Frank De Winne holds a master’s degree in telecommunications and civil engineering (1984) and is a graduate from Empire Test Pilot school (1992). He also commanded the BAF 349 Squadron and  the Deployable Air Task Force during operations Allied Force in 1999.

In 2002 he flew his first 10 day mission to the ISS. In 2009, Frank flew a six months mission to the ISS, during which Frank became the first European Commander of the ISS.

Currently, Frank is the head of the European Astronaut Centre in Cologne.

​Head of the European Astronaut Center, ESA

Floris Wuyts

Floris Wuyts got his PhD in Physics in 1991 and is currently full professor at the University of Antwerp, and teaches at the University of Ghent and King’s College in London as well. For the past 2 decades he is the head of a research lab (AUREA) that studies the human vestibular system. He is Principal Investigator of 2 large projects of the European Space Agency (ESA) concerning the evaluation of cosmonauts before and after spaceflight in the International Space Station (ISS) with respect of their physiological function and brain neuroplasticity. Already 40 cosmonauts have been tested in his lab in Star City near Moscow, Russia, to investigate their vestibular system. He and his team were one of the first to uncover the link between the autonomous system and the vestibular system in humans, and recently they did pioneering research on the effect of microgravity on the human brain, using advanced MRI methods.

Head of the Center of Equilibrium & Aerospace, UAntwerpen

Sarah Baatout

Sarah Baatout is head of the radiobiology unit at the Belgian Nuclear Research Centre (SCK•CEN) Mol, Belgium. The unit evaluates the potential risks of ionizing radiation on health and provides the scientific background for occupational, accidental, medical or space radiation exposure allowing a more accurate radiation risk assessment. The work is performed in close collaboration with the European Commission, European Space Agency, Belgian & European Universities, hospitals & research institutes. Besides, S. Baatout is guest-professor at Ghent University and maître de conférence at the University of Namur. She is also member of the Belgian delegation at UNSCEAR (United Nations Scientific Committee on the Effects of Atomic Radiation) and of the High Council for Health. In 2018, she has received the “BeSpace personality of the year” award and was recognized by Femmes d’Aujourdhui as one of the “85 women that make Belgium move”.

Head of Radiobiology Unit, SCK•CEN

Natalie Leys

Dr. Ir. Natalie Leys works at the Belgian Nuclear Research Centre (SCK•CEN). Natalie is leading the Microbiology Research team, and coordinates the Space Life Science program at SCK•CEN. Her team performs research in Microbiology, Molecular Biology, Biotechnology and Bioinformatics. The main research focus is the biological impact of ionizing radiation and radionuclides, and the role of microbes, in nuclear installations, in the environment, in health, and in space. Natalie performed 7 biological space flight experiments, including the first full photo-bioreactor in space.

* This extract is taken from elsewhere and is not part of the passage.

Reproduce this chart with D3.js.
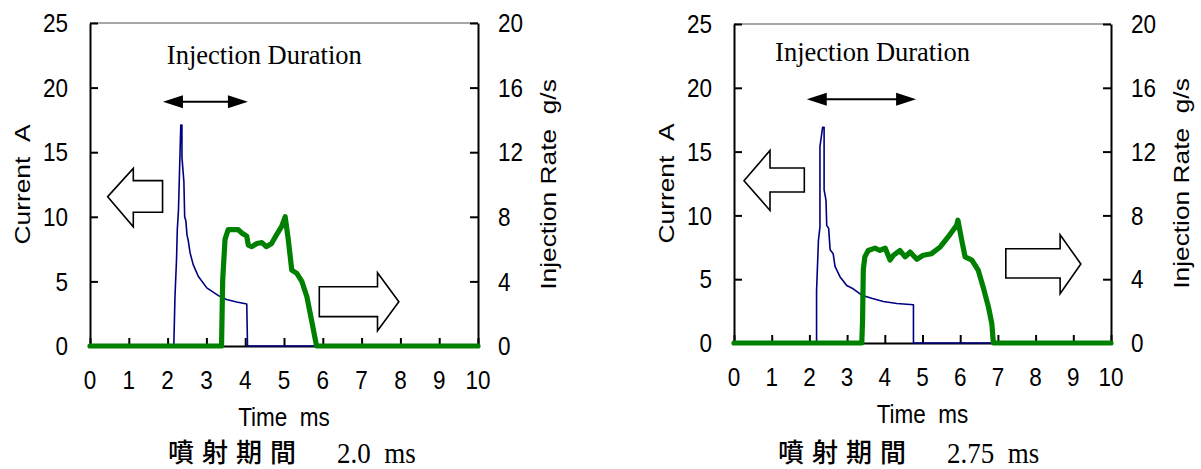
<!DOCTYPE html>
<html>
<head>
<meta charset="utf-8">
<script src="https://cdn.jsdelivr.net/npm/d3@7"></script>
<style>
  body { margin: 0; background: #fff; }
  svg { display: block; }
  .sans { font-family: "Liberation Sans", Arial, sans-serif; fill: #000; }
  .serif { font-family: "Liberation Serif", "Times New Roman", serif; fill: #000; }
  .cjk { font-family: "Noto Sans CJK JP", "Noto Sans CJK SC", sans-serif; fill: #000; }
</style>
</head>
<body>
<div id="chart"></div>
<script>
// axis ticks
const timeTicks = [0, 1, 2, 3, 4, 5, 6, 7, 8, 9, 10];
const currentTicks = [0, 5, 10, 15, 20, 25];
const rateTicks = [0, 4, 8, 12, 16, 20];

// injection duration 2.0 ms : [time ms, current A] and [time ms, rate g/s]
const current20 = [[0, 0], [2.16, 0], [2.19, 3.8], [2.23, 6.7], [2.25, 9.0], [2.28, 10.5], [2.34, 17.1], [2.37, 17.1],
  [2.37, 14.6], [2.42, 12.7], [2.44, 10.0], [2.47, 9.7], [2.50, 8.6], [2.53, 8.2], [2.58, 7.2], [2.66, 6.3],
  [2.79, 5.4], [3.01, 4.5], [3.31, 3.9], [3.52, 3.6], [3.78, 3.4], [4.04, 3.25], [4.06, 0], [10, 0]];
const rate20 = [[0, 0], [3.39, 0], [3.42, 4.1], [3.48, 6.6], [3.56, 7.2], [3.69, 7.2], [3.82, 7.2], [3.91, 7.0],
  [4.04, 6.8], [4.08, 6.25], [4.17, 6.15], [4.30, 6.35], [4.43, 6.4], [4.55, 6.15], [4.68, 6.35], [4.81, 6.9],
  [4.94, 7.4], [5.03, 8.0], [5.11, 6.6], [5.20, 4.7], [5.33, 4.5], [5.46, 4.0], [5.59, 3.05], [5.71, 1.6],
  [5.84, 0], [10, 0]];

// injection duration 2.75 ms
const current275 = [[0, 0], [2.19, 0], [2.19, 4.1], [2.24, 8.05], [2.28, 9.1], [2.28, 15.4], [2.35, 16.9], [2.39, 16.9],
  [2.39, 12.0], [2.44, 11.2], [2.46, 9.2], [2.51, 9.0], [2.55, 7.3], [2.63, 7.0], [2.68, 6.0], [2.81, 5.2],
  [2.99, 4.5], [3.16, 4.25], [3.39, 3.75], [3.65, 3.5], [3.96, 3.25], [4.32, 3.1], [4.76, 3.0], [4.76, 0], [10, 0]];
const rate275 = [[0, 0], [3.39, 0], [3.41, 1.4], [3.43, 4.6], [3.47, 5.4], [3.56, 5.8], [3.74, 5.95], [3.87, 5.8],
  [4.01, 5.95], [4.14, 5.2], [4.23, 5.5], [4.40, 5.8], [4.54, 5.4], [4.67, 5.7], [4.85, 5.25], [5.02, 5.5],
  [5.24, 5.6], [5.46, 6.0], [5.68, 6.65], [5.91, 7.4], [5.94, 7.7], [6.04, 6.45], [6.13, 5.4], [6.31, 5.2],
  [6.48, 4.55], [6.61, 3.5], [6.75, 2.25], [6.84, 1.2], [6.88, 0], [10, 0]];

const captionLabel = "噴射期間";
const durations = ["2.0\u00a0\u00a0ms", "2.75\u00a0\u00a0ms"];

// layout of the two panels (pixels) and annotation spots (data units)
const panels = [
  {
    left: 90, top: 23, right: 478, bottom: 346,
    current: current20, rate: rate20, duration: durations[0],
    capX: 168, durX: 337, capY: 462,
    title: [1.98, 21.83], span: [1.88, 4.07, 18.9],
    arrowIn: { tip: 0.456, neck: 1.116, tail: 1.87, y: 11.56, headTop: 13.75, headBot: 9.23, shaftTop: 12.8, shaftBot: 10.35 },
    arrowOut: { tip: 7.96, neck: 7.41, tail: 5.91, y: 3.43, headTop: 5.67, headBot: 1.18, shaftTop: 4.59, shaftBot: 2.27 }
  },
  {
    left: 734, top: 24, right: 1111, bottom: 343,
    current: current275, rate: rate275, duration: durations[1],
    capX: 778, durX: 947, capY: 462,
    title: [1.09, 22.12], span: [1.93, 4.83, 19.1],
    arrowIn: { tip: 0.265, neck: 0.955, tail: 1.865, y: 12.72, headTop: 15.09, headBot: 10.39, shaftTop: 13.71, shaftBot: 11.83 },
    arrowOut: { tip: 9.2, neck: 8.65, tail: 7.21, y: 6.19, headTop: 8.49, headBot: 3.86, shaftTop: 7.39, shaftBot: 5.09 }
  }
];

const svg = d3.select("#chart").append("svg")
  .attr("width", 1201)
  .attr("height", 469);

// sans text is drawn a bit taller than wide, like the source picture
function sansText(g, x, y, s, anchor, rotated) {
  return g.append("text")
    .attr("class", "sans")
    .attr("font-size", 22.5)
    .attr("text-anchor", anchor)
    .attr("transform", rotated
      ? `translate(${x},${y}) rotate(-90) scale(1.17,1)`
      : `translate(${x},${y}) scale(1,1.17)`)
    .text(s);
}

panels.forEach(p => drawPanel(p));

function drawPanel(p) {
  const x = d3.scaleLinear().domain([0, 10]).range([p.left, p.right]);
  const yI = d3.scaleLinear().domain([0, 25]).range([p.bottom, p.top]);
  const yR = d3.scaleLinear().domain([0, 20]).range([p.bottom, p.top]);
  const g = svg.append("g");

  // top frame line
  g.append("line")
    .attr("x1", p.left).attr("x2", p.right)
    .attr("y1", p.top).attr("y2", p.top)
    .attr("stroke", "#8a8a8a")
    .attr("stroke-width", 1.5);

  // axes with inward ticks, labels drawn separately
  const axes = [
    [d3.axisBottom(x).tickValues(timeTicks), `translate(0,${p.bottom})`],
    [d3.axisLeft(yI).tickValues(currentTicks), `translate(${p.left},0)`],
    [d3.axisRight(yR).tickValues(rateTicks), `translate(${p.right},0)`]
  ];
  axes.forEach(([ax, tr]) => {
    const a = g.append("g")
      .attr("transform", tr)
      .call(ax.tickSize(-8).tickSizeOuter(0).tickFormat(""));
    a.select(".domain").attr("stroke", "#000").attr("stroke-width", 2);
    a.selectAll(".tick line").attr("stroke", "#000").attr("stroke-width", 2);
  });

  // tick labels
  timeTicks.forEach(t => sansText(g, x(t), p.bottom + 42.5, t, "middle"));
  currentTicks.forEach(v => sansText(g, p.left - 22, yI(v), v, "end").attr("dy", "0.35em"));
  rateTicks.forEach(v => sansText(g, p.right + 20, yR(v), v, "start").attr("dy", "0.35em"));

  // axis titles
  const midY = (p.top + p.bottom) / 2;
  sansText(g, (p.left + p.right) / 2, p.bottom + 80, "Time\u00a0\u00a0ms", "middle");
  sansText(g, p.left - 68, midY, "Current\u00a0\u00a0A", "middle", true).attr("dy", "0.35em");
  sansText(g, p.right + 70, midY, "Injection Rate\u00a0\u00a0g/s", "middle", true).attr("dy", "0.35em");

  // current trace
  g.append("path")
    .datum(p.current)
    .attr("fill", "none")
    .attr("stroke", "#000080")
    .attr("stroke-width", 1.6)
    .attr("stroke-linejoin", "round")
    .attr("d", d3.line().x(d => x(d[0])).y(d => yI(d[1])));

  // injection rate trace
  g.append("path")
    .datum(p.rate)
    .attr("fill", "none")
    .attr("stroke", "#008000")
    .attr("stroke-width", 5.2)
    .attr("stroke-linejoin", "round")
    .attr("stroke-linecap", "round")
    .attr("d", d3.line().x(d => x(d[0])).y(d => yR(d[1])));

  // "Injection Duration" with double-headed arrow
  g.append("text")
    .attr("class", "serif")
    .attr("font-size", 26.5)
    .attr("x", x(p.title[0]))
    .attr("y", yI(p.title[1]))
    .text("Injection Duration");

  const ax0 = x(p.span[0]), ax1 = x(p.span[1]), ay = yI(p.span[2]);
  g.append("line")
    .attr("x1", ax0 + 10).attr("x2", ax1 - 10)
    .attr("y1", ay).attr("y2", ay)
    .attr("stroke", "#000")
    .attr("stroke-width", 2);
  g.append("path")
    .attr("fill", "#000")
    .attr("d", `M${ax0},${ay}L${ax0 + 20},${ay - 6.5}L${ax0 + 20},${ay + 6.5}Z` +
               `M${ax1},${ay}L${ax1 - 20},${ay - 6.5}L${ax1 - 20},${ay + 6.5}Z`);

  // hollow block arrows pointing at each axis
  [p.arrowIn, p.arrowOut].forEach(a => {
    const pts = [
      [a.tip, a.y], [a.neck, a.headTop], [a.neck, a.shaftTop], [a.tail, a.shaftTop],
      [a.tail, a.shaftBot], [a.neck, a.shaftBot], [a.neck, a.headBot]
    ];
    g.append("polygon")
      .attr("points", pts.map(d => [x(d[0]), yI(d[1])].join(",")).join(" "))
      .attr("fill", "#fff")
      .attr("stroke", "#000")
      .attr("stroke-width", 1.6);
  });

  // caption under the panel
  g.append("text")
    .attr("class", "cjk")
    .attr("font-size", 26)
    .attr("font-weight", 500)
    .attr("letter-spacing", 8)
    .attr("x", p.capX)
    .attr("y", p.capY)
    .text(captionLabel);
  g.append("text")
    .attr("class", "serif")
    .attr("font-size", 27)
    .attr("transform", `translate(${p.durX},${p.capY + 1}) scale(1,1.08)`)
    .text(p.duration);
}
</script>
</body>
</html>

Bioengineer, Microbiologist & Space researcher, SCK•CEN

Benedikt Sas

Benedikt Sas obtained his Ph.D. at Ghent University and ended several management courses at Vlerick (Ghent University) and Templeton (Oxford University). He has years of industrial experience with regards to R&D, Corporate Management and Business development. He started as chemistry manager at Kemin Europa NV in 1996, became an R&D director in 1998 and afterwards world-wide VP Research. From 2001 till 2008 he held the position of President of Kemin Pharma, after which he moved back to his alma mater Ghent University as a senior business developer.

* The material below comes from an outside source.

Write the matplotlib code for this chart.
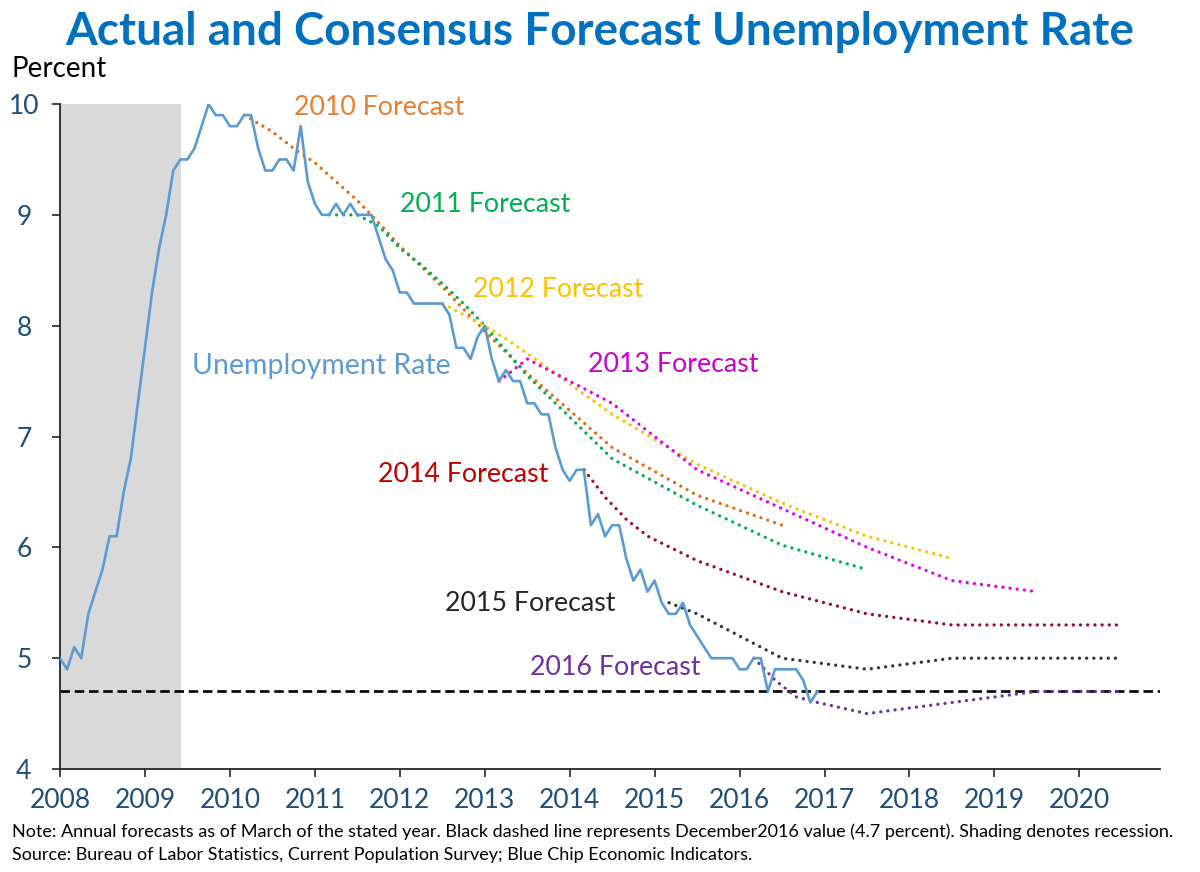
import matplotlib
matplotlib.use("Agg")
import matplotlib.pyplot as plt
import numpy as np

plt.rcParams['font.family'] = ['Lato', 'DejaVu Sans']

# Taxa de desemprego mensal, jan/2008 a dez/2016
desemprego = [
    5.0, 4.9, 5.1, 5.0, 5.4, 5.6, 5.8, 6.1, 6.1, 6.5, 6.8, 7.3,
    7.8, 8.3, 8.7, 9.0, 9.4, 9.5, 9.5, 9.6, 9.8, 10.0, 9.9, 9.9,
    9.8, 9.8, 9.9, 9.9, 9.6, 9.4, 9.4, 9.5, 9.5, 9.4, 9.8, 9.3,
    9.1, 9.0, 9.0, 9.1, 9.0, 9.1, 9.0, 9.0, 9.0, 8.8, 8.6, 8.5,
    8.3, 8.3, 8.2, 8.2, 8.2, 8.2, 8.2, 8.1, 7.8, 7.8, 7.7, 7.9,
    8.0, 7.7, 7.5, 7.6, 7.5, 7.5, 7.3, 7.3, 7.2, 7.2, 6.9, 6.7,
    6.6, 6.7, 6.7, 6.2, 6.3, 6.1, 6.2, 6.2, 5.9, 5.7, 5.8, 5.6,
    5.7, 5.5, 5.4, 5.4, 5.5, 5.3, 5.2, 5.1, 5.0, 5.0, 5.0, 5.0,
    4.9, 4.9, 5.0, 5.0, 4.7, 4.9, 4.9, 4.9, 4.9, 4.8, 4.6, 4.7,
]
meses = 2008 + np.arange(len(desemprego)) / 12

# Previsões de consenso (Blue Chip), feitas em março de cada ano
x_2010 = [2010.17, 2010.5, 2010.75, 2011.0, 2011.25, 2011.5, 2011.75, 2012.0, 2012.5, 2013.0, 2013.5, 2014.5, 2015.5, 2016.5]
y_2010 = [9.9, 9.75, 9.6, 9.47, 9.3, 9.13, 8.93, 8.72, 8.35, 7.95, 7.57, 6.9, 6.47, 6.2]

x_2011 = [2011.17, 2011.5, 2011.75, 2012.0, 2012.25, 2012.5, 2012.75, 2013.0, 2013.5, 2014.5, 2015.5, 2016.5, 2017.5]
y_2011 = [9.0, 9.0, 8.9, 8.7, 8.55, 8.38, 8.2, 8.0, 7.55, 6.8, 6.38, 6.02, 5.8]

x_2012 = [2012.17, 2012.5, 2012.75, 2013.0, 2013.25, 2013.5, 2014.5, 2015.5, 2016.5, 2017.5, 2018.5]
y_2012 = [8.2, 8.2, 8.1, 8.0, 7.88, 7.75, 7.2, 6.75, 6.4, 6.1, 5.9]

x_2013 = [2013.17, 2013.5, 2014.5, 2015.5, 2016.5, 2017.5, 2018.5, 2019.5]
y_2013 = [7.5, 7.7, 7.3, 6.7, 6.35, 6.0, 5.7, 5.6]

x_2014 = [2014.17, 2014.42, 2014.67, 2014.92, 2015.5, 2016.5, 2017.5, 2018.5, 2019.5, 2020.5]
y_2014 = [6.7, 6.45, 6.25, 6.1, 5.88, 5.6, 5.4, 5.3, 5.3, 5.3]

x_2015 = [2015.17, 2015.5, 2015.75, 2016.0, 2016.25, 2016.5, 2017.5, 2018.5, 2019.5, 2020.5]
y_2015 = [5.5, 5.4, 5.3, 5.2, 5.1, 5.0, 4.9, 5.0, 5.0, 5.0]

x_2016 = [2016.17, 2016.42, 2016.67, 2016.92, 2017.5, 2018.5, 2019.5, 2020.5]
y_2016 = [5.0, 4.8, 4.65, 4.6, 4.5, 4.6, 4.7, 4.7]

valor_dez_2016 = 4.7
recessao = (2008.0, 2009.42)
anos = list(range(2008, 2021))

fig = plt.figure(figsize=(12, 8.72), dpi=100)
ax = fig.add_axes([0.05, 0.1181, 0.9167, 0.7626])

ax.axvspan(recessao[0], recessao[1], color='#D9D9D9', lw=0, zorder=0)
ax.axhline(valor_dez_2016, color='black', lw=1.9, dashes=(3.6, 1.8), zorder=2)

pontilhado = dict(lw=2.4, dashes=(0.01, 2.15), dash_capstyle='round', zorder=3)
ax.plot(x_2010, y_2010, color='#E46C0A', **pontilhado)
ax.plot(x_2011, y_2011, color='#00B050', **pontilhado)
ax.plot(x_2012, y_2012, color='#FFC000', **pontilhado)
ax.plot(x_2013, y_2013, color='#E600E6', **pontilhado)
ax.plot(x_2014, y_2014, color='#9E0B30', **pontilhado)
ax.plot(x_2015, y_2015, color='#333333', **pontilhado)
ax.plot(x_2016, y_2016, color='#7030A0', **pontilhado)

ax.plot(meses, desemprego, color='#5B9BD5', lw=1.9, zorder=4)

# Rótulos das séries
rotulos = dict(fontsize=19.3, va='baseline')
ax.text(2010.76, 9.9, "2010 Forecast", color='#ED7D31', **rotulos)
ax.text(2012.0, 9.03, "2011 Forecast", color='#00B050', **rotulos)
ax.text(2012.86, 8.26, "2012 Forecast", color='#FFC000', **rotulos)
ax.text(2014.21, 7.58, "2013 Forecast", color='#CC00CC', **rotulos)
ax.text(2009.55, 7.56, "Unemployment Rate", color='#5B9BD5', fontsize=20.5, va='baseline')
ax.text(2011.74, 6.59, "2014 Forecast", color='#C00000', **rotulos)
ax.text(2012.53, 5.43, "2015 Forecast", color='#262626', **rotulos)
ax.text(2013.53, 4.85, "2016 Forecast", color='#7030A0', **rotulos)

ax.set_xlim(2008, 2020.95)
ax.set_ylim(4, 10)
ax.set_xticks(anos)
ax.set_xticklabels([str(a) for a in anos])
ax.set_yticks(range(4, 11))

for lado in ['top', 'right']:
    ax.spines[lado].set_visible(False)
for lado in ['left', 'bottom']:
    ax.spines[lado].set_color('#262626')
    ax.spines[lado].set_linewidth(1.3)

ax.tick_params(axis='both', direction='out', length=6, width=1.2, color='#262626',
               labelsize=19, labelcolor='#1F4E79')
ax.tick_params(axis='x', pad=8)
ax.tick_params(axis='y', pad=20)
for rotulo in ax.get_yticklabels():
    rotulo.set_ha('center')

fig.text(0.5, 1 - 45 / 872, "Actual and Consensus Forecast Unemployment Rate",
         ha='center', va='baseline', fontsize=33, fontweight='bold', color='#0070C0')
fig.text(12 / 1200, 1 - 77 / 872, "Percent", ha='left', va='baseline', fontsize=20, color='black')

fig.text(12 / 1200, 1 - 837 / 872,
         "Note: Annual forecasts as of March of the stated year. Black dashed line represents "
         "December2016 value (4.7 percent). Shading denotes recession.",
         ha='left', va='baseline', fontsize=13.0, color='black')
fig.text(12 / 1200, 1 - 860 / 872,
         "Source: Bureau of Labor Statistics, Current Population Survey; Blue Chip Economic Indicators.",
         ha='left', va='baseline', fontsize=13.0, color='black')

fig.savefig("out.png", dpi=100)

He is now teaching at Ghent University several courses related to Business and Management. He also manages Food2Know, which is a Centre of Excellence for Food Science, Nutrition and Health and groups more than 35 research labs. He recently joined the Melissa advisory group for the identification and valorisation of terrestrial applications of new developed space technologies.